By Yusimi Rodriguez (photos: Caridad)
“But what about our young generation here in Cuba?” I thought. Why do I feel as if we too are becoming lost?
Four years ago I saw the documentary El telon de azucar (The Sugar Curtain), by the Chilean director Camila Guzman (who’s described as a Cuban at heart). The film begins at an elementary school in Cuba in the 1970s and shows the life of the young ‘Pioneers’ of that time.
The kids featured are now slightly older than I am, but they’re shown from that time wearing scarfs and berets, and shouting in unison “We will be like Che,” just like I did. They were the “shapers of the future,” at least until the ‘90s came and the Special Period fell on them like a brick wall.

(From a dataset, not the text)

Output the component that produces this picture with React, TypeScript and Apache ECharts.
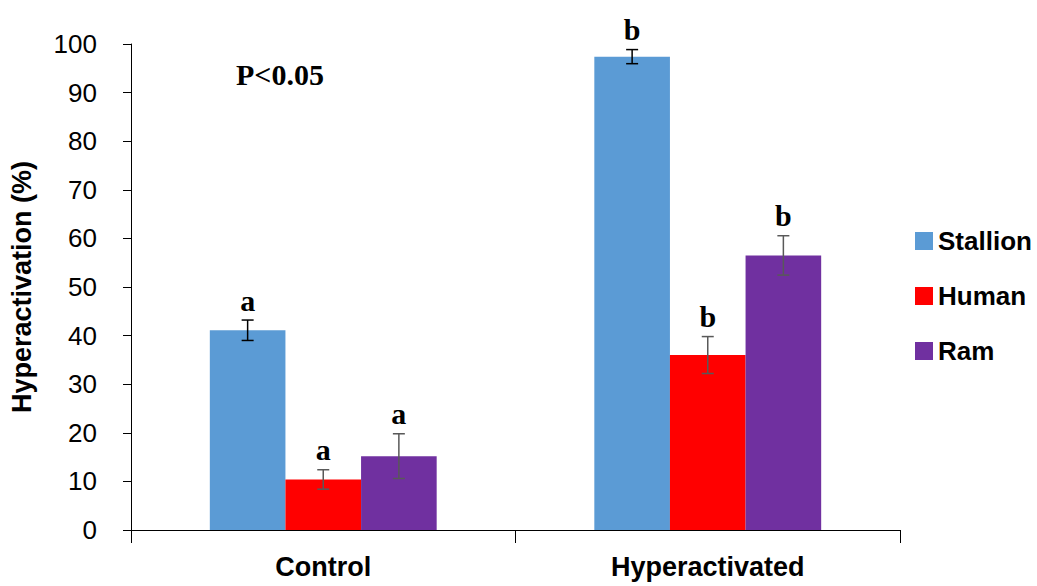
import React, { useEffect, useRef } from "react";
import * as echarts from "echarts";

const categories = ["Control", "Hyperactivated"];
const seriesNames = ["Stallion", "Human", "Ram"];
const stallion = [41.1, 97.4];
const stallionErr = [2.1, 1.45];
const human = [10.4, 36.0];
const humanErr = [2.0, 3.8];
const ram = [15.2, 56.5];
const ramErr = [4.6, 4.05];
const stallionLetters = ["a", "b"];
const humanLetters = ["a", "b"];
const ramLetters = ["a", "b"];
const yTicks = [0, 10, 20, 30, 40, 50, 60, 70, 80, 90, 100];

const colors = ["#5B9BD5", "#FF0000", "#7030A0"];
const errColors = ["#000000", "#595959", "#595959"];
const GAP = 0.41;

export default function App() {
  const ref = useRef<HTMLDivElement>(null);
  useEffect(() => {
    if (!ref.current) return;
    const chart = echarts.init(ref.current, undefined, { renderer: "svg" });
    const values = [stallion, human, ram];
    const errs = [stallionErr, humanErr, ramErr];
    const letters = [stallionLetters, humanLetters, ramLetters];

    const barSeries = seriesNames.map((name, k) => ({
      name,
      type: "bar",
      data: values[k],
      barGap: "0%",
      barCategoryGap: "41%",
      itemStyle: { color: colors[k] },
      z: 2,
    }));

    const errSeries = seriesNames.map((name, k) => ({
      name: name + "-err",
      type: "custom",
      data: categories.map((_, i) => [i, values[k][i], errs[k][i], i]),
      encode: { x: 0, y: 1 },
      z: 5,
      renderItem: (params: any, api: any) => {
        const ci = api.value(0);
        const v = api.value(1);
        const e = api.value(2);
        const idx = api.value(3);
        const c = api.coord([ci, v]);
        const band = api.size([1, 0])[0];
        const bw = (band * (1 - GAP)) / 3;
        const x = c[0] + (k - 1) * bw;
        const top = api.coord([ci, v + e])[1];
        const bot = api.coord([ci, v - e])[1];
        const cap = 6;
        const ls = { stroke: errColors[k], lineWidth: 1.5 };
        return {
          type: "group",
          children: [
            { type: "line", shape: { x1: x, y1: top, x2: x, y2: bot }, style: ls },
            { type: "line", shape: { x1: x - cap, y1: top, x2: x + cap, y2: top }, style: ls },
            { type: "line", shape: { x1: x - cap, y1: bot, x2: x + cap, y2: bot }, style: ls },
            {
              type: "text",
              x: x,
              y: top - 20,
              style: {
                text: letters[k][idx],
                fill: "#000",
                fontSize: 30,
                fontWeight: "bold",
                fontFamily: "Liberation Serif",
                align: "center",
                verticalAlign: "middle",
              },
            },
          ],
        };
      },
    }));

    chart.setOption({
      animation: false,
      grid: { left: 130, right: 137, top: 44, bottom: 56 },
      legend: {
        data: seriesNames,
        orient: "vertical",
        left: 910,
        top: 223,
        itemWidth: 18,
        itemHeight: 18,
        itemGap: 29,
        icon: "rect",
        textStyle: {
          fontSize: 26,
          fontWeight: "bold",
          fontFamily: "Liberation Sans",
          color: "#000",
          lineHeight: 26,
        },
      },
      xAxis: {
        type: "category",
        data: categories,
        axisLine: { lineStyle: { color: "#000", width: 1 } },
        axisTick: { show: true, length: 13, lineStyle: { color: "#000" } },
        axisLabel: {
          fontSize: 27,
          fontWeight: "bold",
          fontFamily: "Liberation Sans",
          color: "#000",
          margin: 23,
        },
      },
      yAxis: {
        type: "value",
        min: 0,
        max: 100,
        interval: 10,
        name: "Hyperactivation (%)",
        nameLocation: "middle",
        nameGap: 96,
        nameTextStyle: {
          fontSize: 27,
          fontWeight: "bold",
          fontFamily: "Liberation Sans",
          color: "#000",
        },
        axisLine: { show: true, lineStyle: { color: "#000", width: 1 } },
        axisTick: { show: true, length: 8, lineStyle: { color: "#000" } },
        splitLine: { show: false },
        axisLabel: {
          fontSize: 26,
          fontFamily: "Liberation Sans",
          color: "#000",
          margin: 34,
          formatter: (v: number) => (yTicks.includes(v) ? String(v) : ""),
        },
      },
      graphic: [
        {
          type: "text",
          x: 280,
          y: 74,
          style: {
            text: "P<0.05",
            fill: "#000",
            fontSize: 30,
            fontWeight: "bold",
            fontFamily: "Liberation Serif",
            align: "center",
            verticalAlign: "middle",
          },
        },
      ],
      series: [...barSeries, ...errSeries],
    });
    return () => chart.dispose();
  }, []);
  return (
    <div
      ref={ref}
      style={{ position: "absolute", left: 0, top: 0, width: 1037, height: 586, background: "#fff" }}
    />
  );
}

The director interviews several young people, who are now pushing 40, and we see what became of that glorious future they were building: an accumulation of deficiencies and disappointments.
Several of those interviewed don’t live in Cuba.
Me personally
On my block there were fourteen of us children who were born between 1972 and 1980. We used to play together, do joint Pioneer guard duty, and go to all the neighborhood CDR parties.
Julio wasn’t the first one to leave, but he was the first to try. He shoved off for the sea lots of times in boats he made himself, but they would always pick him up and throw him in jail, where he would spend a little time before trying the same thing again.
That was during the ‘80s, the golden age of this country. I’ve always wondered what could have been so bad to make Julio risk his life by leaving. In any case, he succeeded in the ‘90s.
The others disappeared gradually, just like the friends I made in junior high, high school and in college.
The Granma article that I mentioned cites data from the International Labor Organization (ILO), according to which there are 75 million unemployed people in the world – 4 million more than in 2007.
Does that figure include those Cubans who have become “available”?
In 2007, I was among the lucky ones with a job. My salary allowed me to purchase rationed goods (which last about two weeks), the food needed to survive the rest of the month, and to pay for public transportation.
What could I hope for here in Cuba? The wife of a friend responded, “To continue sacrificing yourself for your country.”
Five years later, I’m still one of the lucky ones with a job. They pay me enough to buy fewer things, since many products are no longer subsidized and therefore cost more. That woman retired but she still works (a retirement check isn’t enough to survive on).
I respect her, but not all of us are content with that being our future. Some chose to leave, others didn’t have the opportunity or preferred to stay and watch the sinking ship dragging us down with it – or they try to change things.
No looking back
I always wonder what the life of an immigrant must be like. We have been second class citizens in our own country for so long — watching the privileges enjoyed by foreigners — making us think it’s an advantage to be from somewhere else.
One interviewee who immigrated to Spain but came back said, “Immigrants stop being from the place they left, but they never belong to where they immigrated.”
What I’m sure is that we’re fortunate, those of us who stayed and those who left. At least we can talk about it. The people who were really screwed were the ones who left but never made it – the generations of Cubans missing at sea…the generations of Cubans crying for missing relatives at sea.
Many weren’t without jobs here. What they lacked was the security to advance toward something, to work for something. We still need those things.
The world will lose a generation if youth unemployment is not reversed.
What has to be changed in Cuba so we don’t continue losing generations here?
…so they don’t continue leaving the country at any price?
…so we feel it’s possible for us to build our future in our own land?